March 21, 2018
For Immediate Release
City Taking Major Steps to Preserve Savannah’s Landmark District
SAVANNAH, GA (March 21, 2018) — The City of Savannah has reviewed the National Park Service’s (NPS) Integrity and Conditions Assessment of the Savannah National Historic Landmark District.
As cited in this report, the status of Savannah’s Landmark District has not changed. It was designated as “Priority 1 Threatened” when it was last assessed in 2002, and it is recommended in this report to remain at “Priority 1 Threatened.” For the past 15 years the City has been working with local stakeholders to address most of the concerns noted in the report, with the goal of striking a balance between preservation, development, tourism and quality of life.
The National Park Service Assessment notes major factors for continuing to list the Landmark District as “threatened”:
- Incompatible construction related to the number of hotel developments, townhouses and apartments built on large lots, mid-twentieth century properties not listed as contributing resources, rooftop additions, and variances to City code
- Need to protect underground resources through archeology
- Loss of historic sidewalk and street paving materials and trees on private property
- Threats to the Oglethorpe Plan by not restoring Elbert and Liberty squares as well as the loss of open space between buildings and corresponding lanes
- Protection of historic resources after a natural disaster or catastrophic event
- Growth of short-term vacation rentals
- Outdated zoning ordinances “that have allowed developers to find greater benefit to constructing hotels over multi-family buildings”
- Intangible threats like noise, pollution, and enforcement issues associated with the bonus story incentive
Since 2003 the City of Savannah has taken major steps to address all of these concerns, including:
• Approval of refined design review guidelines to include a historic district height map and revised zoning ordinance (2003)
• Development of additional standards to regulate large-scale development (2009)
• Creation of local zoning policies to restore Savannah’s Town Plan with the goal of restoring areas which were significantly altered (2009)
• Restoration of Ellis Square, one of Savannah’s lost squares (2010)
• Restoration of a majority of buildings on Broughton Street and the edges of the Historic District (2015-2017)

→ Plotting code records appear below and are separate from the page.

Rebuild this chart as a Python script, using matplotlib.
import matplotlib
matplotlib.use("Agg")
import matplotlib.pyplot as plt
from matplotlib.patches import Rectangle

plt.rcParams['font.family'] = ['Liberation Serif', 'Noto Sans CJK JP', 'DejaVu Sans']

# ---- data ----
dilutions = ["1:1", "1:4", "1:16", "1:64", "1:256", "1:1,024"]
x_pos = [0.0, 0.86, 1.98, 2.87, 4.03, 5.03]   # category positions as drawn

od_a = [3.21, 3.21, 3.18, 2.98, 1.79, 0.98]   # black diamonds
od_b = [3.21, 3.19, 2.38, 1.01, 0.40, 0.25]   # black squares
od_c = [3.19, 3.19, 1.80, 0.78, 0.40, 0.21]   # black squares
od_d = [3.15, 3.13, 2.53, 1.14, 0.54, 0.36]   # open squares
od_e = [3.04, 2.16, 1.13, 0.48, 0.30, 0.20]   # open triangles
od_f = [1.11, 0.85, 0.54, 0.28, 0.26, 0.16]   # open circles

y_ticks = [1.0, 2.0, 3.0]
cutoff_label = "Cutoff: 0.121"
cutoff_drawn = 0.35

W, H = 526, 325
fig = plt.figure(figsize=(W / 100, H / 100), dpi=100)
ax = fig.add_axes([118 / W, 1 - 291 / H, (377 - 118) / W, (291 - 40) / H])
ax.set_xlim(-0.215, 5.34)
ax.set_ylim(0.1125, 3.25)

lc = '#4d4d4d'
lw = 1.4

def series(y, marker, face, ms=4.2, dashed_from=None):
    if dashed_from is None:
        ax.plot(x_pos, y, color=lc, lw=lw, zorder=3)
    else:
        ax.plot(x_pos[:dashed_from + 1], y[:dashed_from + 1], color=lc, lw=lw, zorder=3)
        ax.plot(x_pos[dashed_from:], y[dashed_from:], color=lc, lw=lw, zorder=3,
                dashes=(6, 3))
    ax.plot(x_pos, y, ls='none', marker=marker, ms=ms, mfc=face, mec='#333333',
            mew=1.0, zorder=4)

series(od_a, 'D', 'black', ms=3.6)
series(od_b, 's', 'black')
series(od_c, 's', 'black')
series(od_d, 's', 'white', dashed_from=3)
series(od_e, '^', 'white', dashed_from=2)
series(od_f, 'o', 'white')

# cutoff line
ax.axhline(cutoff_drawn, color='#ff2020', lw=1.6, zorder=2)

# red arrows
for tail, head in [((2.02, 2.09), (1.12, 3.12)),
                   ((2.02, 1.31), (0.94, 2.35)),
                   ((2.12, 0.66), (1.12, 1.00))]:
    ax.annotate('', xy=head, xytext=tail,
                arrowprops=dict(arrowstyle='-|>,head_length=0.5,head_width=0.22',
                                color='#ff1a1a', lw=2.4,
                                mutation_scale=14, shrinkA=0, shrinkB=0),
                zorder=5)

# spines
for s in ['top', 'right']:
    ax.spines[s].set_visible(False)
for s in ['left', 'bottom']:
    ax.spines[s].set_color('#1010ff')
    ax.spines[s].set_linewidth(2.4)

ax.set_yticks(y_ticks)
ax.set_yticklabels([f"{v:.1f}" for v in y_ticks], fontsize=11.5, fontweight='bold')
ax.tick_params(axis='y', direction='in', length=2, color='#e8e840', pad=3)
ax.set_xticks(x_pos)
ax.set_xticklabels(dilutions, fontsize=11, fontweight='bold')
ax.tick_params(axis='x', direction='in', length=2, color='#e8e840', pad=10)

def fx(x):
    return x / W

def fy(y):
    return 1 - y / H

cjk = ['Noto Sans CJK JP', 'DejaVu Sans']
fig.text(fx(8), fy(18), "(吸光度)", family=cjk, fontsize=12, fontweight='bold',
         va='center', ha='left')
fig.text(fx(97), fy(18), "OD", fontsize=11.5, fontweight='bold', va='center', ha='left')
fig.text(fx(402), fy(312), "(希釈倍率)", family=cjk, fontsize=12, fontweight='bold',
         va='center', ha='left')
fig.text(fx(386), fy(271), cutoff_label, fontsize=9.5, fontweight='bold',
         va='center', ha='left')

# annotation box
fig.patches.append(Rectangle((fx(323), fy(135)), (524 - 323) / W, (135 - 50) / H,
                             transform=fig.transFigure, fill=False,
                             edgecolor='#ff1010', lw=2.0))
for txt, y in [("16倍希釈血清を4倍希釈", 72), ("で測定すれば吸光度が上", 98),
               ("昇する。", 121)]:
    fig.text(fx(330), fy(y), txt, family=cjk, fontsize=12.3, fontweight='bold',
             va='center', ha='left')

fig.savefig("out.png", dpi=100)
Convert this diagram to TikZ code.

• Adoption of a text amendment to incentivize residential development in the Landmark District (2017)
• Revision of the Short-Term Vacation Rental Ordinance to limit the spread of STVRs in the Landmark District. (2017)
• Completion of the City Hall Assessment and Restoration Plan to preserve the City’s building inventory (2018)
• Adoption of the Hotel Overlay District to limit the location of large-scale hotels downtown (2018)
• Adoption of the Tourism Management Plan, which seeks to balance tourism with quality of life for residents (2018)
In January 2018, the City also launched a new Planning and Urban Design Department to provide planning and design services to enhance the livability and sustainability of Savannah. Before the end of the year, this department will assist with the development and adoption of two new ordinances to protect historic resources, the archeology and historic pavement ordinances.
The City of Savannah will continue to work with partners like the National Park Service, State Historic Preservation Office, Historic Savannah Foundation, Georgia Trust for Historic Preservation, Georgia Trust and other like stakeholders to protect and preserve the Savannah National Historic Landmark District designation.